WHAT IS ASKED: Copy out the listing that follows, exact in every word, and skip the images.

================================

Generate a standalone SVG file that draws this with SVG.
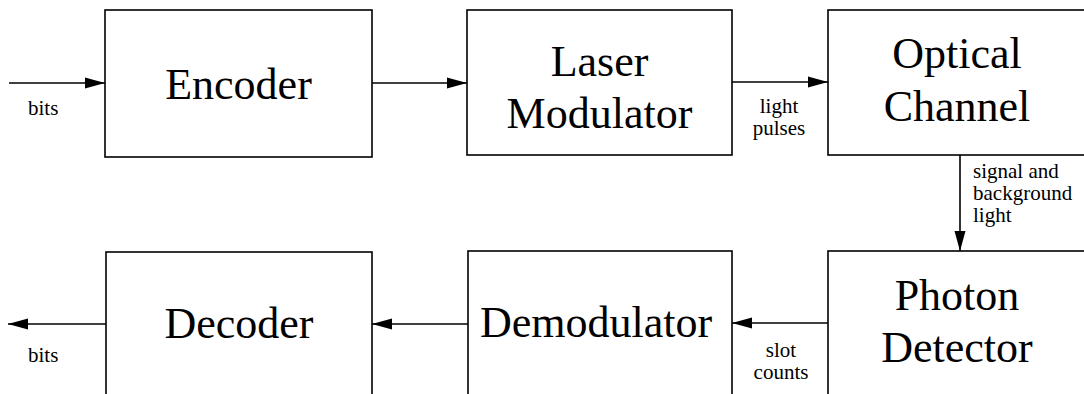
<svg xmlns="http://www.w3.org/2000/svg" width="1084" height="394" viewBox="0 0 1084 394">
<style>
.box{fill:#fff;stroke:#000;stroke-width:1.6}
.big{font-family:"Liberation Serif","Times New Roman",serif;font-size:44px;fill:#000;text-anchor:middle}
.lbl{font-family:"Liberation Serif","Times New Roman",serif;font-size:21px;fill:#000}
.mid{text-anchor:middle}
.c{stroke:#000;stroke-width:1.6;fill:none;marker-end:url(#ah)}
</style>
<defs>
<marker id="ah" markerUnits="userSpaceOnUse" markerWidth="20" markerHeight="12" refX="20" refY="6" orient="auto">
<path d="M0,0.5 L20,6 L0,11.5 z" fill="#000"/>
</marker>
</defs>
<rect width="1084" height="394" fill="#fff"/>
<g id="connectors">
<line class="c" x1="9" y1="83" x2="105" y2="83"/>
<line class="c" x1="372" y1="83" x2="467" y2="83"/>
<line class="c" x1="732" y1="82" x2="828" y2="82"/>
<line class="c" x1="960" y1="155" x2="960" y2="251"/>
<line class="c" x1="828" y1="323" x2="732" y2="323"/>
<line class="c" x1="468" y1="324" x2="372" y2="324"/>
<line class="c" x1="106" y1="324" x2="8" y2="324"/>
<text class="lbl" x="28" y="115">bits</text>
<text class="lbl mid" x="779" y="113">light</text>
<text class="lbl mid" x="779" y="135">pulses</text>
<text class="lbl" x="973" y="178">signal and</text>
<text class="lbl" x="973" y="200">background</text>
<text class="lbl" x="973" y="222">light</text>
<text class="lbl mid" x="781" y="357">slot</text>
<text class="lbl mid" x="781" y="379">counts</text>
<text class="lbl" x="28" y="362">bits</text>
</g>
<g id="encoder">
<rect class="box" x="105" y="10" width="267" height="147"/>
<text class="big" x="238.5" y="99">Encoder</text>
</g>
<g id="laser-modulator">
<rect class="box" x="467" y="10" width="265" height="145"/>
<text class="big" x="599.5" y="76">Laser</text>
<text class="big" x="599.5" y="128">Modulator</text>
</g>
<g id="optical-channel">
<rect class="box" x="828" y="10" width="260" height="145"/>
<text class="big" x="957" y="68">Optical</text>
<text class="big" x="957" y="121">Channel</text>
</g>
<g id="photon-detector">
<rect class="box" x="828" y="251" width="260" height="160"/>
<text class="big" x="957" y="310">Photon</text>
<text class="big" x="957" y="362">Detector</text>
</g>
<g id="demodulator">
<rect class="box" x="468" y="251" width="264" height="160"/>
<text class="big" x="596" y="337">Demodulator</text>
</g>
<g id="decoder">
<rect class="box" x="106" y="252" width="266" height="160"/>
<text class="big" x="239" y="338">Decoder</text>
</g>
</svg>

================================

ANSWER TO THE PROBLEM:
Generate a standalone SVG file that draws this with SVG.
<svg xmlns="http://www.w3.org/2000/svg" width="1084" height="394" viewBox="0 0 1084 394">
<style>
.box{fill:#fff;stroke:#000;stroke-width:1.6}
.big{font-family:"Liberation Serif","Times New Roman",serif;font-size:44px;fill:#000;text-anchor:middle}
.lbl{font-family:"Liberation Serif","Times New Roman",serif;font-size:21px;fill:#000}
.mid{text-anchor:middle}
.c{stroke:#000;stroke-width:1.6;fill:none;marker-end:url(#ah)}
</style>
<defs>
<marker id="ah" markerUnits="userSpaceOnUse" markerWidth="20" markerHeight="12" refX="20" refY="6" orient="auto">
<path d="M0,0.5 L20,6 L0,11.5 z" fill="#000"/>
</marker>
</defs>
<rect width="1084" height="394" fill="#fff"/>
<g id="connectors">
<line class="c" x1="9" y1="83" x2="105" y2="83"/>
<line class="c" x1="372" y1="83" x2="467" y2="83"/>
<line class="c" x1="732" y1="82" x2="828" y2="82"/>
<line class="c" x1="960" y1="155" x2="960" y2="251"/>
<line class="c" x1="828" y1="323" x2="732" y2="323"/>
<line class="c" x1="468" y1="324" x2="372" y2="324"/>
<line class="c" x1="106" y1="324" x2="8" y2="324"/>
<text class="lbl" x="28" y="115">bits</text>
<text class="lbl mid" x="779" y="113">light</text>
<text class="lbl mid" x="779" y="135">pulses</text>
<text class="lbl" x="973" y="178">signal and</text>
<text class="lbl" x="973" y="200">background</text>
<text class="lbl" x="973" y="222">light</text>
<text class="lbl mid" x="781" y="357">slot</text>
<text class="lbl mid" x="781" y="379">counts</text>
<text class="lbl" x="28" y="362">bits</text>
</g>
<g id="encoder">
<rect class="box" x="105" y="10" width="267" height="147"/>
<text class="big" x="238.5" y="99">Encoder</text>
</g>
<g id="laser-modulator">
<rect class="box" x="467" y="10" width="265" height="145"/>
<text class="big" x="599.5" y="76">Laser</text>
<text class="big" x="599.5" y="128">Modulator</text>
</g>
<g id="optical-channel">
<rect class="box" x="828" y="10" width="260" height="145"/>
<text class="big" x="957" y="68">Optical</text>
<text class="big" x="957" y="121">Channel</text>
</g>
<g id="photon-detector">
<rect class="box" x="828" y="251" width="260" height="160"/>
<text class="big" x="957" y="310">Photon</text>
<text class="big" x="957" y="362">Detector</text>
</g>
<g id="demodulator">
<rect class="box" x="468" y="251" width="264" height="160"/>
<text class="big" x="596" y="337">Demodulator</text>
</g>
<g id="decoder">
<rect class="box" x="106" y="252" width="266" height="160"/>
<text class="big" x="239" y="338">Decoder</text>
</g>
</svg>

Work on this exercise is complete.